Thomas Jefferson (1743-1826)

    Contributing Editor: Frank Shuffelton

    Classroom Issues and Strategies

    Jefferson does not write in traditionally conceived literary genres, i.e., fiction, poetry, etc., but his best writing is in the form of public addresses, letters, and a political and scientific account of his home state. One can persuade students to see the cultural significance of these forms and then lead them to see the artful construction of image and idea to move readers and to recognize that the texts work (perform) as literature.

    Students are particularly interested in discussing the notion of equality, and most people in general want to talk about Sally Hemings. The contradiction between Jefferson's egalitarianism and his racism (real or apparent) also provokes discussion.

    Major Themes, Historical Perspectives, and Personal Issues

    For Jefferson, the values of political and moral equality, the scientific interest in variety and complexity in nature and culture, and a kind of skepticism, a doubt that absolute truth can be unequivocally attained in any generation, put him in the line of Ralph Waldo Emerson and William James.
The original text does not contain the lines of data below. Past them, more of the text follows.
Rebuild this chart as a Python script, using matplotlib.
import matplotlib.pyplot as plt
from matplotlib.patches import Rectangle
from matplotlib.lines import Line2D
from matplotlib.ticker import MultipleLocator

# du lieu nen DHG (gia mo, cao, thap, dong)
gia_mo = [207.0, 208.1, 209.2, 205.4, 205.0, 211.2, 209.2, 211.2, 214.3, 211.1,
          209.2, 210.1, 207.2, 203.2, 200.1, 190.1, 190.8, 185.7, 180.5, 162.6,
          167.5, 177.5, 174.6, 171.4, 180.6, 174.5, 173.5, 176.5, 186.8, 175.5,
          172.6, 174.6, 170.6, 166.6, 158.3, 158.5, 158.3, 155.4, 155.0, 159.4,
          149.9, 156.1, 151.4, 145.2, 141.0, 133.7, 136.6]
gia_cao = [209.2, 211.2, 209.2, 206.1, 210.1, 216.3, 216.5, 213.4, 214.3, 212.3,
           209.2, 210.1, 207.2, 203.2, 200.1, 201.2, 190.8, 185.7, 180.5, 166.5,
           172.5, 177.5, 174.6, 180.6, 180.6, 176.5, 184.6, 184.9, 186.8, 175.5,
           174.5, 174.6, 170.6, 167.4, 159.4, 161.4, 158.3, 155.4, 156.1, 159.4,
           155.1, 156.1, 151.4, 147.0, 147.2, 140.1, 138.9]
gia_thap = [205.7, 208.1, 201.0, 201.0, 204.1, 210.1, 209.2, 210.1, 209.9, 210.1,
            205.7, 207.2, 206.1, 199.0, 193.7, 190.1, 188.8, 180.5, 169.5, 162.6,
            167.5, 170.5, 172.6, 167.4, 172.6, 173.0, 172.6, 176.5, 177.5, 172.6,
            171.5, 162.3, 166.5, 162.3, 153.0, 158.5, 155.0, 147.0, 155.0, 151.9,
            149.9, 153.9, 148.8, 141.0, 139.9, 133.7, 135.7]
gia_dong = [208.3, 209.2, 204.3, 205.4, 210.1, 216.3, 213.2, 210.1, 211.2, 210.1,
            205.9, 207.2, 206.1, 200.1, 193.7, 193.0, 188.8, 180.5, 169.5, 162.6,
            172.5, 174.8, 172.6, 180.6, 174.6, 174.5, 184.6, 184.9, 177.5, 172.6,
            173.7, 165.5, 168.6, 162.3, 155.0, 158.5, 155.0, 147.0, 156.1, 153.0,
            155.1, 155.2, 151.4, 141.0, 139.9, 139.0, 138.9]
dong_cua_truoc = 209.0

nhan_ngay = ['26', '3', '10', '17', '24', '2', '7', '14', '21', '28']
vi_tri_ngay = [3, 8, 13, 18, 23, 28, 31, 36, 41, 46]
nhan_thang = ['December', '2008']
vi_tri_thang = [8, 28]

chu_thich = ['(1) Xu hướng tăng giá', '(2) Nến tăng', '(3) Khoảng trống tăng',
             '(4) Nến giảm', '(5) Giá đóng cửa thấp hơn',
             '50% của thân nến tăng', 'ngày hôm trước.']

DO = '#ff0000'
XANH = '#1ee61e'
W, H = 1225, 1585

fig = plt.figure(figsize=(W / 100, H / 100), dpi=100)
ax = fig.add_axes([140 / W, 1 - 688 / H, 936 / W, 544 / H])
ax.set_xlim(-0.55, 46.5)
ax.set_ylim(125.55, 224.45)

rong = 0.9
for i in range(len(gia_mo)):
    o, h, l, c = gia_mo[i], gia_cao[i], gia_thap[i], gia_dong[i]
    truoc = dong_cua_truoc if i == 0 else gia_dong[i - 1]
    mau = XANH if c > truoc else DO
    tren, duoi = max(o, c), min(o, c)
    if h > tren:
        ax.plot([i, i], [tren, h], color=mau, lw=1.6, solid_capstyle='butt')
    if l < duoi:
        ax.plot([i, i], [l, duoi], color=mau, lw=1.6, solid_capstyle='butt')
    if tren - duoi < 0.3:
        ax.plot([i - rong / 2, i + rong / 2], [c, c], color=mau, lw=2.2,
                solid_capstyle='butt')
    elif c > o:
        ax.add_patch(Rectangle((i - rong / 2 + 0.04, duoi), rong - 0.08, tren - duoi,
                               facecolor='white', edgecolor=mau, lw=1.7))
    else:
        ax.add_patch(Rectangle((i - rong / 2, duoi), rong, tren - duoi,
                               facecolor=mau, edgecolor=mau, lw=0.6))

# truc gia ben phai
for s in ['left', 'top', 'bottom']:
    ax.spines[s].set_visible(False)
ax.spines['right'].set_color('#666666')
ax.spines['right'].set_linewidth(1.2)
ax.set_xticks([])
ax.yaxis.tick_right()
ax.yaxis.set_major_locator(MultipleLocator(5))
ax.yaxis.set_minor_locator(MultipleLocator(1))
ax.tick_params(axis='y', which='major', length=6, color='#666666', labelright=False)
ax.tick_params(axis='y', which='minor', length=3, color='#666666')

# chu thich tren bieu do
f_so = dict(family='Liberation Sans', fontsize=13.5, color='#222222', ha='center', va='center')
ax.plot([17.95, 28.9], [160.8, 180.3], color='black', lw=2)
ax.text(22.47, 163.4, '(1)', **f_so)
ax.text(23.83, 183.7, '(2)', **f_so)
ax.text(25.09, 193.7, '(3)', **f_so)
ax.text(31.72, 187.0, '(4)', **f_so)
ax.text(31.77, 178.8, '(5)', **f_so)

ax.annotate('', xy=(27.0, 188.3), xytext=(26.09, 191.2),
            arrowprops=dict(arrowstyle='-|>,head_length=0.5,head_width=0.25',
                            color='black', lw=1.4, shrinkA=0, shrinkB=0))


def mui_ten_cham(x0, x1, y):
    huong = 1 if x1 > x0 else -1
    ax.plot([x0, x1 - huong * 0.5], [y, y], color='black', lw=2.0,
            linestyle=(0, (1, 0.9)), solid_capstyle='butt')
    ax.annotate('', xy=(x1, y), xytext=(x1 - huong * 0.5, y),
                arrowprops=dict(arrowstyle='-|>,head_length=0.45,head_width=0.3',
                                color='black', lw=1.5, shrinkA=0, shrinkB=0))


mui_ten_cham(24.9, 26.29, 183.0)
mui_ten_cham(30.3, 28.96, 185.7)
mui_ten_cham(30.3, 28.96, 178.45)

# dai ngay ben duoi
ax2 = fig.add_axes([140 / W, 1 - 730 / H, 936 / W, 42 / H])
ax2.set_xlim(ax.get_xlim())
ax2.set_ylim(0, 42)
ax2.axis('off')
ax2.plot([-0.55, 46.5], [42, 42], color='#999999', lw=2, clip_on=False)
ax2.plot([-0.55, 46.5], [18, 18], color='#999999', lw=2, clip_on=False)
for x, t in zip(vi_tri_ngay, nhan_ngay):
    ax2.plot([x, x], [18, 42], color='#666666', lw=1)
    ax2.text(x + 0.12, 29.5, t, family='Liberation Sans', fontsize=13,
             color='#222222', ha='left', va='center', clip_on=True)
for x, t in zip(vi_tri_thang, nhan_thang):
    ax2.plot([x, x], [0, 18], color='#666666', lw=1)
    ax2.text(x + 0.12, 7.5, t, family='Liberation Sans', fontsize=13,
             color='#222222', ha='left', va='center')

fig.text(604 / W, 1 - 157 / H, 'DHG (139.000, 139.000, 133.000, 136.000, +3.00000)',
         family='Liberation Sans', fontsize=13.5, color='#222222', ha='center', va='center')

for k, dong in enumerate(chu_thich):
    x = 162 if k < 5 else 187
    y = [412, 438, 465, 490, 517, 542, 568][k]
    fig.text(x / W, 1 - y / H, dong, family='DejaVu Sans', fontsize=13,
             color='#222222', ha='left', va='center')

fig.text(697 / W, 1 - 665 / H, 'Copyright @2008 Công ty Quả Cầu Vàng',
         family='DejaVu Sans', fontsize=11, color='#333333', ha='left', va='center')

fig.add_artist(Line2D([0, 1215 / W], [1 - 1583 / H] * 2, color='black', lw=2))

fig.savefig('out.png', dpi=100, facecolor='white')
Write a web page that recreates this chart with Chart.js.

At the same time, the fact that he seems to represent the voiceless and the marginal as a political leader even while his own interests and social position put him among the white male elite of his time points to certain tensions in his positions, of which he was not himself always aware.

    Significant Form, Style, or Artistic Conventions

    Jefferson published only one full-length book, his Notes on the State of Virginia, but the Declaration of Independence and his letters are also significant literary achievements. The Declaration matters because of its significance for our national culture, the letters because of their frequent power to express Jefferson's public ideals and commitments, the importance of the many ideas and issues that fall under his consideration, and the clarity of his consideration. We should remember that Jefferson's sense of the historical moment conditioned practically everything he wrote.

    Original Audience

    The distinction between private audience, as for personal letters, and public audience, as for the Declaration, is interesting to pursue because Jefferson blurred them in interesting ways. Some of his letters were published, usually against his will but not without his recognition that personal letters could always become public, and yet he was somewhat reluctant to publish Notes on the State of Virginia.

    Comparisons, Contrasts, Connections

    Comparisons are effective; for example, the Declaration to Puritan sermons, Notes on the State of Virginia to Crèvecoeur's Letters or to Bartram's Travels. It is also helpful to get students to think about the importance of history and politics as central matrices for eighteenth-century thought, the move toward science and natural history as the nineteenth century approached, and the different ways we in the late twentieth century have for ordering our knowledge of the world.

    The Declaration is a kind of jeremiad in Sacvan Bercovitch's sense of the term, which involves an ironically affirmative catalog of catastrophes, an admission of sins to cast them out. Notes on the State of Virginia, Crèvecoeur's Letters, and Bartram's Travels can be seen as different ways of defining the American landscape, as well as the place of America.

    Bibliography

    Useful essays on a variety of topics appear in Thomas Jefferson: A Reference Biography, ed. Merrill D. Peterson (New York: Scribner's, 1986). See also its bibliographical essay.

    Cunningham, Noble E, Jr. In Pursuit of Reason: The Life of Thomas Jefferson. Baton Rouge: LSU Press, 1987. A convenient one-volume biography.

    Ellis, Joseph J. American Sphinx: The Character of Thomas Jefferson. New York: Knopf, 1997. Suggestive study by an eminent biographer of John Adams, who influences the author's perspective.

    Miller, John C. The Wolf By the Ears: Thomas Jefferson and Slavery. New York: Free Press, 1977. A thorough and balanced view of Jefferson's changing views on race and slavery.

    Onuf, Peter, ed. Jeffersonian Legacies. Charlottesville: University Press of Virginia, 1993. Informed essays by younger scholars on most aspects of Jefferson's life and thought. Particularly interesting is Lucia Stanton's essay on the slave community at Monticello.

    Peterson, Merrill. Thomas Jefferson: A Reference Biography. New York: Scribner's, 1986. Contains authoritative essays on Jefferson's interests and the issues in which he found himself involved. Has a useful bibliographical essay.